By reducing emissions from their cows’ enteric gases and feed, dairy farms can substantially reduce their carbon footprints.
By increasing yield, farmers need fewer cows to produce the same quantity of milk, thereby reducing the need for inputs and improving profits.
Reducing disease helps boost yield and thus income.
The subject of methane emissions from dairy cattle has received increasing attention from environmental activists concerned about climate change. This has spilled over to consumers, many of whom are seeking milk alternatives to reduce their carbon footprints. To maintain market share and increase their sustainability, farmers will thus have to focus on reducing methane emissions to reduce their carbon footprints.

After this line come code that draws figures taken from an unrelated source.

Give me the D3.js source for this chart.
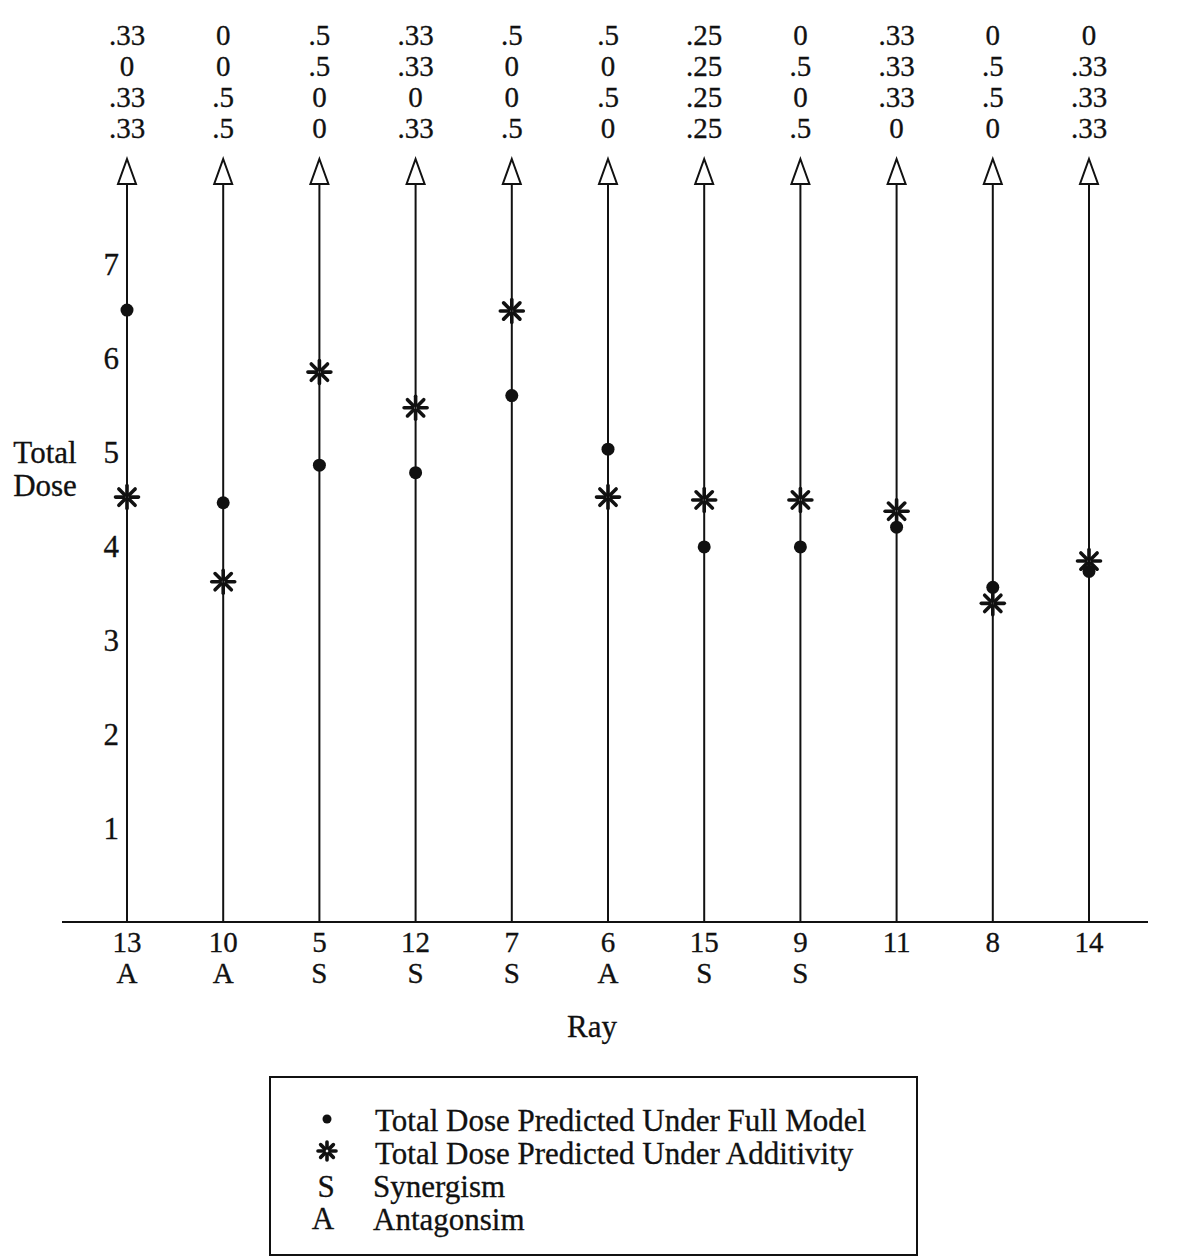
<!DOCTYPE html>
<html>
<head>
<meta charset="utf-8">
<script src="https://cdn.jsdelivr.net/npm/d3@7"></script>
<style>
  html, body { margin: 0; padding: 0; background: #fff; }
  svg text { font-family: "Liberation Serif", "Times New Roman", serif; fill: #111; stroke: #111; stroke-width: 0.3; }
</style>
</head>
<body>
<svg id="chart" width="1177" height="1260"></svg>
<script>
// Rays, in plotted order, and their classification
const rays = ["13", "10", "5", "12", "7", "6", "15", "9", "11", "8", "14"];
const effect = ["A", "A", "S", "S", "S", "A", "S", "S", "", "", ""];

// Mixing proportions of the four components along each ray (one array per component)
const comp1 = [0.33, 0, 0.5, 0.33, 0.5, 0.5, 0.25, 0, 0.33, 0, 0];
const comp2 = [0, 0, 0.5, 0.33, 0, 0, 0.25, 0.5, 0.33, 0.5, 0.33];
const comp3 = [0.33, 0.5, 0, 0, 0, 0.5, 0.25, 0, 0.33, 0.5, 0.33];
const comp4 = [0.33, 0.5, 0, 0.33, 0.5, 0, 0.25, 0.5, 0, 0, 0.33];

// Predicted total dose on each ray
const fullModel = [6.51, 4.46, 4.86, 4.78, 5.60, 5.03, 3.99, 3.99, 4.20, 3.56, 3.73];
const additivity = [4.52, 3.62, 5.85, 5.47, 6.50, 4.52, 4.49, 4.49, 4.37, 3.39, 3.84];

const yTicks = [1, 2, 3, 4, 5, 6, 7];

const svg = d3.select("#chart");
const FS = 31;      // general text size
const FS_STACK = 29; // stacked labels (proportions, ray numbers and letters)

const x = d3.scalePoint().domain(rays).range([127, 1089]);
const y = d3.scaleLinear().domain([0, 7]).range([922, 264]);

const fmt = v => v === 0 ? "0" : String(v).replace(/^0/, "");

// Ray lines with open arrowheads
const arrowTop = 159, arrowBase = 184, arrowHalf = 9;
const g = svg.append("g");
rays.forEach(r => {
  const cx = x(r);
  g.append("line")
    .attr("x1", cx).attr("x2", cx)
    .attr("y1", y(0)).attr("y2", arrowBase)
    .attr("stroke", "#111").attr("stroke-width", 2);
  g.append("path")
    .attr("d", `M${cx},${arrowTop} L${cx + arrowHalf},${arrowBase} L${cx - arrowHalf},${arrowBase} Z`)
    .attr("fill", "#fff").attr("stroke", "#111").attr("stroke-width", 2);
});

// Baseline
svg.append("line")
  .attr("x1", 62).attr("x2", 1148)
  .attr("y1", y(0)).attr("y2", y(0))
  .attr("stroke", "#111").attr("stroke-width", 2);

// Proportion labels above the arrows
[comp1, comp2, comp3, comp4].forEach((row, i) => {
  svg.append("g").selectAll("text").data(row).join("text")
    .attr("x", (d, j) => x(rays[j]))
    .attr("y", 45 + i * 31)
    .attr("text-anchor", "middle")
    .attr("font-size", FS_STACK)
    .text(d => fmt(d));
});

// Y tick labels
svg.append("g").selectAll("text").data(yTicks).join("text")
  .attr("x", 119)
  .attr("y", d => y(d) + 11)
  .attr("text-anchor", "end")
  .attr("font-size", FS)
  .text(d => d);

// Y title
svg.append("text").attr("x", 45).attr("y", 463).attr("text-anchor", "middle")
  .attr("font-size", FS).text("Total");
svg.append("text").attr("x", 45).attr("y", 496).attr("text-anchor", "middle")
  .attr("font-size", FS).text("Dose");

// Ray numbers and effect letters
svg.append("g").selectAll("text").data(rays).join("text")
  .attr("x", d => x(d)).attr("y", 952)
  .attr("text-anchor", "middle").attr("font-size", FS_STACK).text(d => d);
svg.append("g").selectAll("text").data(effect).join("text")
  .attr("x", (d, i) => x(rays[i])).attr("y", 983)
  .attr("text-anchor", "middle").attr("font-size", FS_STACK).text(d => d);

svg.append("text").attr("x", 592).attr("y", 1037).attr("text-anchor", "middle")
  .attr("font-size", FS).text("Ray");

// Marker drawing helpers
function star(sel, cx, cy, r) {
  const gg = sel.append("g").attr("transform", `translate(${cx},${cy})`);
  for (let k = 0; k < 8; k++) {
    const a = k * Math.PI / 4;
    gg.append("line")
      .attr("x1", Math.cos(a) * 3).attr("y1", Math.sin(a) * 3)
      .attr("x2", Math.cos(a) * r).attr("y2", Math.sin(a) * r)
      .attr("stroke", "#111").attr("stroke-width", 3.6).attr("stroke-linecap", "round");
  }
}

// Additivity predictions (asterisks)
additivity.forEach((v, i) => star(svg, x(rays[i]), y(v), 11.5));

// Full-model predictions (dots)
svg.append("g").selectAll("circle").data(fullModel).join("circle")
  .attr("cx", (d, i) => x(rays[i]))
  .attr("cy", d => y(d))
  .attr("r", 6.5)
  .attr("fill", "#111");

// Legend
const lg = svg.append("g");
lg.append("rect").attr("x", 270).attr("y", 1077).attr("width", 647).attr("height", 178)
  .attr("fill", "none").attr("stroke", "#111").attr("stroke-width", 2);
lg.append("circle").attr("cx", 327).attr("cy", 1119).attr("r", 4.5).attr("fill", "#111");
star(lg, 327, 1151, 9);
lg.append("text").attr("x", 326).attr("y", 1197).attr("text-anchor", "middle").attr("font-size", FS).text("S");
lg.append("text").attr("x", 323).attr("y", 1229).attr("text-anchor", "middle").attr("font-size", FS).text("A");
const legendText = [
  "Total Dose Predicted Under Full Model",
  "Total Dose Predicted Under Additivity",
  "Synergism",
  "Antagonsim"
];
legendText.forEach((t, i) => {
  lg.append("text").attr("x", 375 - (i >= 2 ? 2 : 0)).attr("y", 1131 + i * 33)
    .attr("font-size", FS).text(t);
});
</script>
</body>
</html>
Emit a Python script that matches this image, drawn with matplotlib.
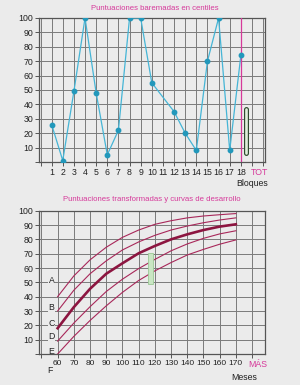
import matplotlib
matplotlib.use("Agg")
import matplotlib.pyplot as plt
from matplotlib.font_manager import FontProperties

FAM = ["Liberation Sans", "DejaVu Sans"]
plt.rcParams['font.family'] = FAM
FP = lambda size: FontProperties(family=FAM, size=size)

# ---- data: top chart ----
bloques = [1, 2, 3, 4, 5, 6, 7, 8, 9, 10, 12, 13, 14, 15, 16, 17, 18]
centiles = [26, 1, 49, 100, 48, 5, 22, 100, 100, 55, 35, 20, 8, 70, 100, 8, 74]
top_xtick_labels = ["", "1", "2", "3", "4", "5", "6", "7", "8", "9", "10", "11", "12",
                    "13", "14", "15", "16", "17", "18", "", ""]
tot_range = [6, 37]

# ---- data: bottom chart ----
meses = [60, 70, 80, 90, 100, 110, 120, 130, 140, 150, 160, 170]
curve_a = [40, 54.5, 65.7, 74.5, 81.4, 86.5, 90.5, 93, 95, 96.3, 97.2, 98]
curve_b = [30, 44.5, 56, 65, 72.6, 78.2, 82.8, 86.5, 89.3, 91.6, 93.5, 95]
curve_c = [18, 32.7, 45.5, 56, 63.3, 70.3, 75.4, 80, 83.5, 86.5, 88.9, 90.5]
curve_d = [9, 21.6, 33, 43.6, 52.2, 59.6, 66, 72, 76.8, 80.7, 83.8, 86]
curve_e = [0, 12.3, 23.4, 33.6, 43, 51.3, 58, 63.8, 69.1, 73, 76.6, 79.6]
band_letters = ["A", "B", "C", "D", "E"]
band_y = [51.5, 32.5, 21.5, 12, 2]
bottom_xticks = list(range(50, 190, 10))
bottom_xtick_labels = [""] + [str(v) for v in range(60, 180, 10)] + [""]
green_box = (115.5, 49, 3.1, 21.5)  # x, y, w, h

BG = "#ebebeb"
GRID = "#7a7a7a"
SPINE = "#555555"
MAG = "#d6399a"
TXT = "#222222"
FS = 6.3
FS_X2 = 6.0
FS_T = 5.6
fig = plt.figure(figsize=(3.0, 3.85), dpi=100, facecolor=BG)

def style(ax):
    ax.set_facecolor(BG)
    for s in ax.spines.values():
        s.set_color(SPINE)
        s.set_linewidth(0.9)
    ax.grid(True, color=GRID, linewidth=0.7)
    ax.set_axisbelow(True)
    ax.tick_params(direction="out", length=3, width=0.7, color=SPINE, pad=1.5)
    ax.set_ylim(0, 100)
    ax.set_yticks(range(0, 101, 10))
    ax.set_yticklabels([""] + [str(v) for v in range(10, 101, 10)])

def fix_labels(ax, xs):
    for lbl in ax.get_xticklabels():
        lbl.set_fontproperties(FP(xs))
        lbl.set_color(TXT)
    for lbl in ax.get_yticklabels():
        lbl.set_fontproperties(FP(FS))
        lbl.set_color(TXT)

# ---- top chart ----
ax1 = fig.add_axes([39.5/300, 1-162/385, 225.5/300, 144/385])
style(ax1)
ax1.set_xlim(-0.09, 20.17)
ax1.set_xticks(range(0, 21))
ax1.set_xticklabels(top_xtick_labels)
fix_labels(ax1, FS)
ax1.plot(bloques, centiles, color="#45b5d6", lw=0.9, zorder=3)
ax1.plot(bloques, centiles, "o", color="#2298bb", ms=3.2, zorder=4)
ax1.axvline(18, color=MAG, lw=0.9, zorder=3)
ax1.plot([18.46, 18.46], tot_range, color="#2e4a2e", lw=3.6, solid_capstyle="round", zorder=4)
ax1.plot([18.46, 18.46], tot_range, color="#e0f0dc", lw=1.9, solid_capstyle="round", zorder=5)
ax1.text(18.9, -7.3, "TOT", color=MAG, fontproperties=FP(FS), ha="left", va="center",
         clip_on=False)
fig.text(155/300, 1-8/385, "Puntuaciones baremadas en centiles", color=MAG,
         fontproperties=FP(FS_T), ha="center", va="center")
fig.text(252/300, 1-183.5/385, "Bloques", color=TXT, fontproperties=FP(FS),
         ha="center", va="center")

# ---- bottom chart ----
ax2 = fig.add_axes([39.5/300, 1-354/385, 225.5/300, 143.3/385])
style(ax2)
ax2.set_xlim(48.8, 188)
ax2.set_xticks(bottom_xticks)
ax2.set_xticklabels(bottom_xtick_labels)
fix_labels(ax2, FS_X2)
CUR = "#a8285a"
for c in [curve_a, curve_b, curve_d, curve_e]:
    ax2.plot(meses, c, color=CUR, lw=0.8, zorder=3)
ax2.plot(meses, curve_c, color="#8c1540", lw=1.9, zorder=3)
ax2.add_patch(plt.Rectangle(green_box[:2], green_box[2], green_box[3],
                            facecolor="#c9e6c3", edgecolor="#9cc896", lw=0.6, zorder=4))
for t, y in zip(band_letters, band_y):
    ax2.text(56.3, y, t, fontproperties=FP(FS), ha="center", va="center", color=TXT,
             bbox=dict(facecolor=BG, edgecolor="none", pad=0.3), zorder=2)
ax2.text(55.0, -11.5, "F", fontproperties=FP(FS), ha="center", va="center", color=TXT,
         clip_on=False)
ax2.text(183.6, -7.2, "MÁS", fontproperties=FP(FS), ha="center", va="center", color=MAG,
         clip_on=False)
fig.text(152/300, 1-200/385, "Puntuaciones transformadas y curvas de desarrollo",
         color=MAG, fontproperties=FP(FS_T), ha="center", va="center")
fig.text(244/300, 1-377/385, "Meses", color=TXT, fontproperties=FP(FS),
         ha="center", va="center")

fig.savefig("out.png", dpi=100, facecolor=BG)
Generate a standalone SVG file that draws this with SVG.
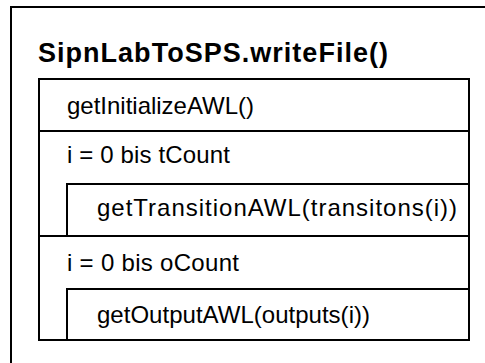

Dr Saheed Salami, research fellow in the solutions deployment team at animal feed and nutrition manufacturer Alltech, notes that the dairy industry is the second-largest source of greenhouse gas (GHG) emissions in the livestock chain.
“It’s very clear that going forward it won’t be business as usual, and stricter environmental regulations will come from governments to reduce emissions. The dairy industry will have to adapt to these changes, while also battling limited resources in terms of land and inputs that we use in milk production.”
Salami explains that crucial to any effort to reduce emissions is the ability to simultaneously increase productivity and profit. “It doesn’t make any sense if farmers are able to achieve lower GHG emissions, but run at a loss.”
Dairy farmers are already under pressure, considering low milk prices, and with the complexities of reducing methane emissions in their herds, are daunted by the task.
Prof Jude Capper, the livestock sustainability consultant, says that in reducing methane emissions, there is no one easy solution; instead, a host of checks and balances need to be put in place on the farm. Fortunately, much of it boils down to better management of cowherds, which would not only increase production but boost profit too.
“Improving milk yield is the first step in reducing emissions. If you get more milk per cow, it means you need fewer cows to produce the same amount of milk. And removing a cow from the herd automatically reduces the carbon footprint, since water, land, feed and emissions are reduced. This also improves the economics of dairy farming.”
BETTER NITROGEN SOURCES
To understand how emissions can be reduced, it is necessary to identify the source. Salami explains that enteric emissions (those created in the rumen) and the food that cows consume are the two largest sources of emissions on dairy farms, totalling over 60% of total emissions.